We've encountered multi-hour long outages as well, including because an instance was bad because of Azure's side.
Advertising defective products as production-ready does real damage to businesses. How are other features considered higher up in the pipeline?
Thank you for your patience. We still have this planned though there is no timeline yet as there are a few items our engineering team needs to complete before this can be tackled. We will update here once there is more information to share.
+1. I have this need as well to have a webapp be able to specify a custom health check page.

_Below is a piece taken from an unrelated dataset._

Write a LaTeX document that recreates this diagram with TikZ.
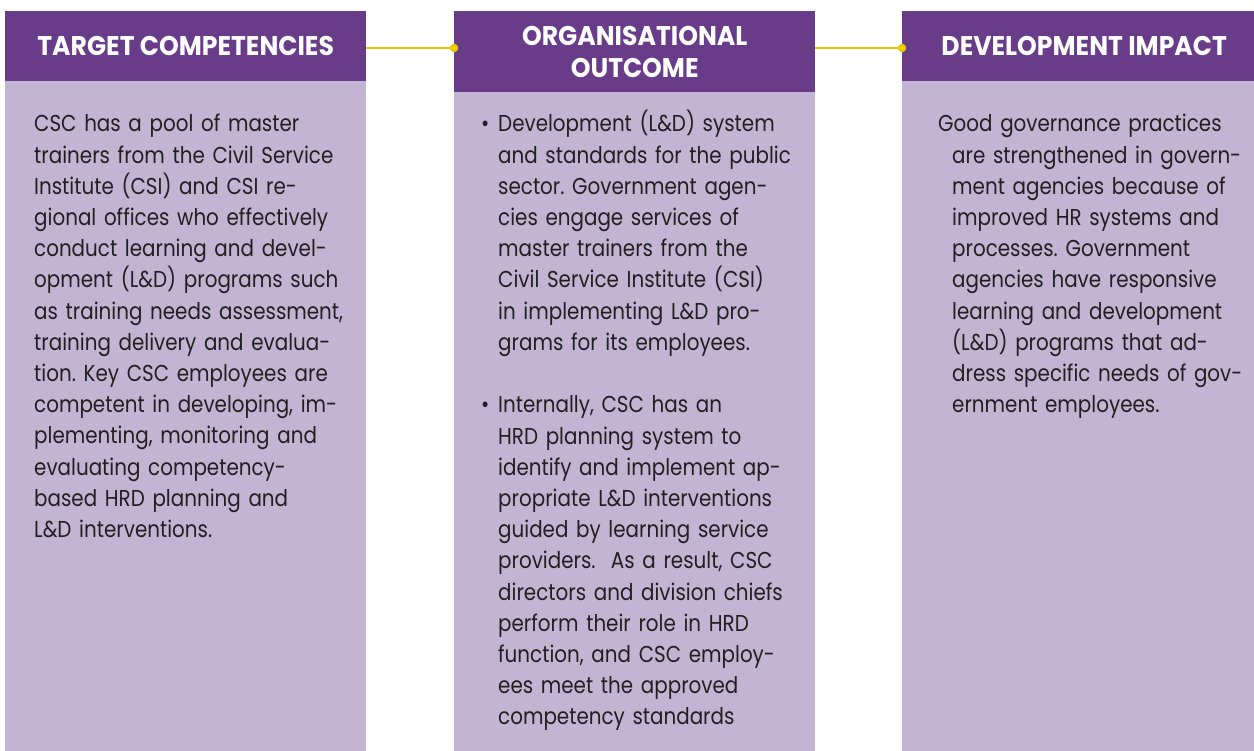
\documentclass[tikz,border=0pt]{standalone}
\usepackage{fontspec}
\setmainfont{Poppins}[FakeStretch=0.865]
\newfontfamily\headfont{Poppins}[FakeStretch=0.93]
\frenchspacing
\definecolor{hdpurple}{HTML}{693C8A}
\definecolor{bodylav}{HTML}{C3B4D3}
\definecolor{linkyellow}{HTML}{EBC700}
\definecolor{inkgray}{HTML}{231F20}
\newcommand{\hangline}{\hspace*{14pt}}
\tikzset{
  colbody/.style={fill=bodylav, draw=none, anchor=north west, inner sep=0pt,
    minimum height=740pt},
  headbox/.style={fill=hdpurple, draw=none, anchor=north west, inner sep=0pt,
    text=white, align=center, font=\headfont\bfseries\fontsize{27}{32}\selectfont},
  bodytext/.style={anchor=base west, inner sep=0pt, text=inkgray, align=left,
    text width=340pt, font=\frenchspacing\fontsize{23}{31.2}\selectfont},
  bulletmark/.style={anchor=base west, inner sep=0pt, text=inkgray,
    font=\fontsize{23}{31.2}\selectfont},
  link/.style={draw=linkyellow, line width=1.5pt},
  linkdot/.style={fill=linkyellow},
}
\begin{document}
\begin{tikzpicture}[x=1pt,y=-1pt]
\useasboundingbox (0,0) rectangle (1254,751);

% column bodies
\node[colbody, minimum width=361pt] (bodyA) at (5,11) {};
\node[colbody, minimum width=361pt] (bodyB) at (454,11) {};
\node[colbody, minimum width=352pt] (bodyC) at (902,11) {};

% column headers
\node[headbox, minimum width=361pt, minimum height=70pt] (hdA) at (5,11) {TARGET COMPETENCIES};
\node[headbox, minimum width=361pt, minimum height=81pt] (hdB) at (454,11) {ORGANISATIONAL\\OUTCOME};
\node[headbox, minimum width=352pt, minimum height=70pt] (hdC) at (902,11) {\hspace*{12pt}DEVELOPMENT IMPACT};

% yellow links between headers
\coordinate (lineY) at (0,48);
\draw[link] (hdA.east |- lineY) -- (hdB.west |- lineY);
\fill[linkdot] (hdB.west |- lineY) circle (4.3pt);
\draw[link] (hdB.east |- lineY) -- (hdC.west |- lineY);
\fill[linkdot] (hdC.west |- lineY) circle (4.3pt);

% body texts
\node[bodytext] (txA) at (34,132) {CSC has a pool of master\\
trainers from the Civil Service\\
Institute (CSI) and CSI re-\\
gional offices who effectively\\
conduct learning and devel-\\
opment (L\&D) programs such\\
as training needs assessment,\\
training delivery and evalua-\\
tion. Key CSC employees are\\
competent in developing, im-\\
plementing, monitoring and\\
evaluating competency-\\
based HRD planning and\\
L\&D interventions.};

\node[bulletmark] (bulB1) at (481,132) {\textbullet};
\node[bodytext] (txB1) at (498,132) {Development (L\&D) system\\
and standards for the public\\
sector. Government agen-\\
cies engage services of\\
master trainers from the\\
Civil Service Institute (CSI)\\
in implementing L\&D pro-\\
grams for its employees.};

\node[bulletmark] (bulB2) at (481,413) {\textbullet};
\node[bodytext] (txB2) at (498,413) {Internally, CSC has an\\
HRD planning system to\\
identify and implement ap-\\
propriate L\&D interventions\\
guided by learning service\\
providers.\ \ As a result, CSC\\
directors and division chiefs\\
perform their role in HRD\\
function, and CSC employ-\\
ees meet the approved\\
competency standards};

\node[bodytext] (txC) at (938,132) {Good governance practices\\
\hangline are strengthened in govern-\\
\hangline ment agencies because of\\
\hangline improved HR systems and\\
\hangline processes. Government\\
\hangline agencies have responsive\\
\hangline learning and development\\
\hangline (L\&D) programs that ad-\\
\hangline dress specific needs of gov-\\
\hangline ernment employees.};
\end{tikzpicture}
\end{document}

Just curious if there's been any movement on this issue? We're trying to deploy a spring based web app to an app service and experiencing the same issues. When 1 instance crashes the whole web app seems to go down. Would like to talk with somebody from the Azure product team to bounce ideas around and gain an understanding of how java apps work under the hood in an app service.
This is killing me. My worker web app takes a significant amount of time to start up in its WCF service constructor (reading data from SLOW d:\home Azure file share that all web app instances share). It seems the load balancer is directing traffic to it even before the constructor has finished. This is causing terrible latency when this instance is first rotated in. I'm now regretting not having gone with WebRoles. Please help!